- SOURCE EXCERPT

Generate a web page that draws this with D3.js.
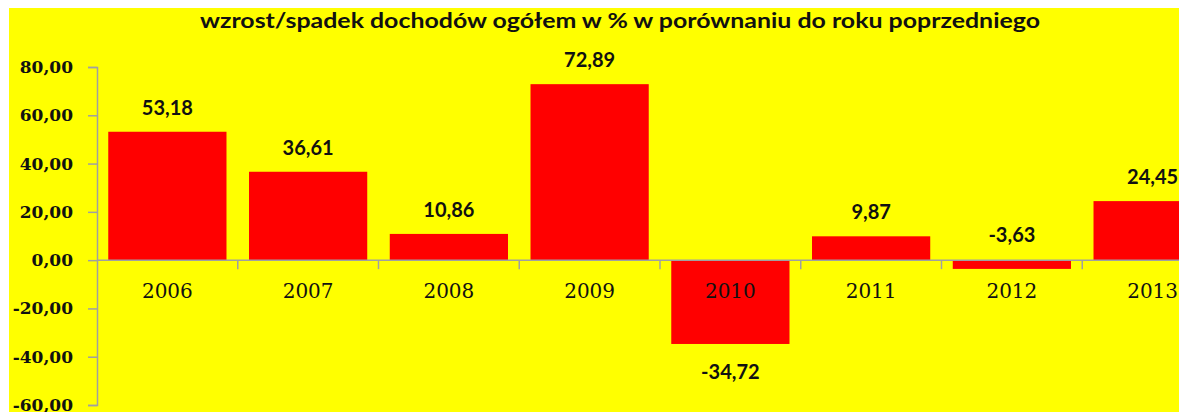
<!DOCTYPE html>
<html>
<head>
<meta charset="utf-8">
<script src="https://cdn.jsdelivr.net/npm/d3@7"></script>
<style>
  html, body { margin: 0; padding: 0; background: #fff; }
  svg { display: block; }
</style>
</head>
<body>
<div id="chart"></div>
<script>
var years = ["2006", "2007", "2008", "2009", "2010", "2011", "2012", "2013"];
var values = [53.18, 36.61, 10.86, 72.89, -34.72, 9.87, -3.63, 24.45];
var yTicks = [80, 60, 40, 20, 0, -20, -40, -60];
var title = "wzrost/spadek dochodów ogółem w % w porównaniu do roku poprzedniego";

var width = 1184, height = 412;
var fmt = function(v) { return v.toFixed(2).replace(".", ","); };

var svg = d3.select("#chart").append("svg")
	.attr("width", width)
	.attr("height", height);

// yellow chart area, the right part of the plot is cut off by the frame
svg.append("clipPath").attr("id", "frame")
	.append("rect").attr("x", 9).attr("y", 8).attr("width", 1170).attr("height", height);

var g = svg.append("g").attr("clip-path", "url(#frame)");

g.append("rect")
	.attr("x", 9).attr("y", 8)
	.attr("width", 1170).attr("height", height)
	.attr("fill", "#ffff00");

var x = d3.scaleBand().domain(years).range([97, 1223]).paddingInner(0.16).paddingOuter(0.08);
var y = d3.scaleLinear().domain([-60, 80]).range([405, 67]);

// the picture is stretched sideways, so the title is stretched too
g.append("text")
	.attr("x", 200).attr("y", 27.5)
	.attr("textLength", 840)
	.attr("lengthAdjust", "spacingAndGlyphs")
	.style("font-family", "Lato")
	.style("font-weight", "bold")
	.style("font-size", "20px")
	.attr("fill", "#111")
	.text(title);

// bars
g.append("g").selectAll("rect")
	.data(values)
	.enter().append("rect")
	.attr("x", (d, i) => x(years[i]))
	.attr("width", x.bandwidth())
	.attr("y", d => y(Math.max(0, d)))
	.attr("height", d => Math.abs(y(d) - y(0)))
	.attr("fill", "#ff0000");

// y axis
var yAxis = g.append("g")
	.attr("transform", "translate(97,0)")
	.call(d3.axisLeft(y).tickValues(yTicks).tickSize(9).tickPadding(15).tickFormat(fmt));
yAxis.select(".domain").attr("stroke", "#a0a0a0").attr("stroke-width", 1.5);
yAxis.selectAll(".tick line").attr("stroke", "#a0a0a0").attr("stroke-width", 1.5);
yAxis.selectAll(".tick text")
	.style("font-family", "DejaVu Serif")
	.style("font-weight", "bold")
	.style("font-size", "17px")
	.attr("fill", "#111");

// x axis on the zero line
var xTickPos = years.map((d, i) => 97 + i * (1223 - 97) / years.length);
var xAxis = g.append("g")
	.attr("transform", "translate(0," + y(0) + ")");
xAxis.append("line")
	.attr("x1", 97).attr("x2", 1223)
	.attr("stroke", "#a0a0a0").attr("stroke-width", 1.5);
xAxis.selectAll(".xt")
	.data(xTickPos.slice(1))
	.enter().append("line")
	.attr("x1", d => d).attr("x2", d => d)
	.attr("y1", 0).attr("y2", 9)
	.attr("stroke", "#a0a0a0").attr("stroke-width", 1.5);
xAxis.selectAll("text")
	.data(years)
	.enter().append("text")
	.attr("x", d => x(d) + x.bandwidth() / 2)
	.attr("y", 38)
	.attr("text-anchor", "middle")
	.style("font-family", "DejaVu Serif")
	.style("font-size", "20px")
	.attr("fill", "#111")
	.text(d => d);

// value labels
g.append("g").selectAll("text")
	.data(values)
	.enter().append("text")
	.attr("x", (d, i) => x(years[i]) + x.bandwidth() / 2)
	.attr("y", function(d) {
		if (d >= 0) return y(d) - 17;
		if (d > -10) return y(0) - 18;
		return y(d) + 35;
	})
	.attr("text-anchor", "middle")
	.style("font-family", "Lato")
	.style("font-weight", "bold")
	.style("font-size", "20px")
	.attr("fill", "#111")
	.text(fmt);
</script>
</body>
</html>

- REQUEST
Return the material line for line, from its beginning to the line that contains "var fmt = function(v)", with the pictures left out.

- SOLUTION TO THIS EXERCISE
Generate a web page that draws this with D3.js.
<!DOCTYPE html>
<html>
<head>
<meta charset="utf-8">
<script src="https://cdn.jsdelivr.net/npm/d3@7"></script>
<style>
  html, body { margin: 0; padding: 0; background: #fff; }
  svg { display: block; }
</style>
</head>
<body>
<div id="chart"></div>
<script>
var years = ["2006", "2007", "2008", "2009", "2010", "2011", "2012", "2013"];
var values = [53.18, 36.61, 10.86, 72.89, -34.72, 9.87, -3.63, 24.45];
var yTicks = [80, 60, 40, 20, 0, -20, -40, -60];
var title = "wzrost/spadek dochodów ogółem w % w porównaniu do roku poprzedniego";

var width = 1184, height = 412;
var fmt = function(v) { return v.toFixed(2).replace(".", ","); };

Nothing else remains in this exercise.